Pertenezco a una generación que fue calificada de boba en 1984 por el no muy elocuente Edmundo Chirinos. No sé en realidad si el término fue el apropiado. Pero sí es verdad que una buena parte de aquella generación, ya sea por indiferencia o ceguera, permitió que se instalaran en el poder unos seres para los que no existe otra verdad ni otro bienestar político, que no sean los suyos. Si eso no fue una bobería, fue algo peor, que en todo caso no vale la pena calificar a esta altura de la vergüenza. Las circunstancias son muy distintas, diría algún doliente. Yo respondería que eso puede servir de explicación, pero no de excusa. No hicimos mucho por impedir lo que ahora es nuestro mayor impedimento. Por el contrario, esta generación que hoy sale a las calles, que alza la voz y los brazos y dice estar harta de tanto atropello estatal y decadencia política, son jóvenes conscientes de lo que pueden llegar a perder: nada menos que su futuro. Es una generación que no quiere degenerarse. Por eso también celebro su rebeldía y sus formas de expresarla. Por lo que ellos están haciendo, y también, por lo que nuestra generación no supo o no quiso hacer. Ni ser.

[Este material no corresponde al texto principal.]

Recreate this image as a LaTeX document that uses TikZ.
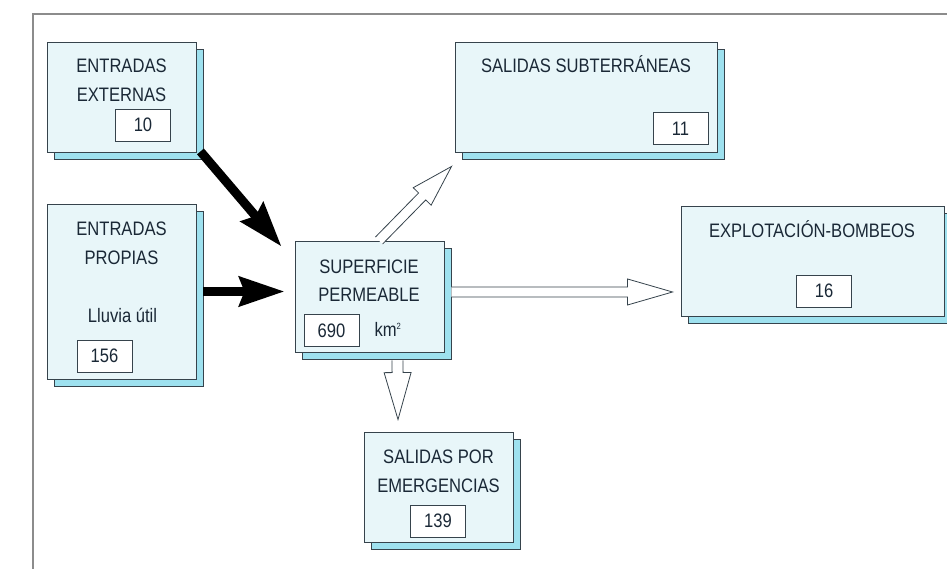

Puede que los resultados de este despertar, de este proceder estudiantil, estén aún muy lejos de ser frutos comestibles, de ser menos un ahora que una promesa lejana pero posible. Quizás nos lleve más tiempo del que podamos soportar. O sobrevivir. Pero sólo el que espera encuentra lo inesperado, pensaba Heráclito. ¿Juzgo demasiado pronto a estos jóvenes? Es probable. Pero prefiero el riesgo que habita en la esperanza, que la bobería de callar lo que pienso, y de la que alguna vez fui acusado. Mientras tanto, ojalá que cada tregua sea un instante parecido al de aquella muchacha que, al arribo de las acciones, se detiene en las páginas de un libro, buscando quizás respuestas, invenciones, desahogos... o esperando sumar más sombras o contradicciones a sus dudas. No importa. Lo rescatable es que ese gesto nos recuerde la imperiosa necesidad de alimentar el conocimiento, educar la sensibilidad y ejercitar la imaginación; es decir, de reforzar y proteger aquello que se nos quiere arrebatar.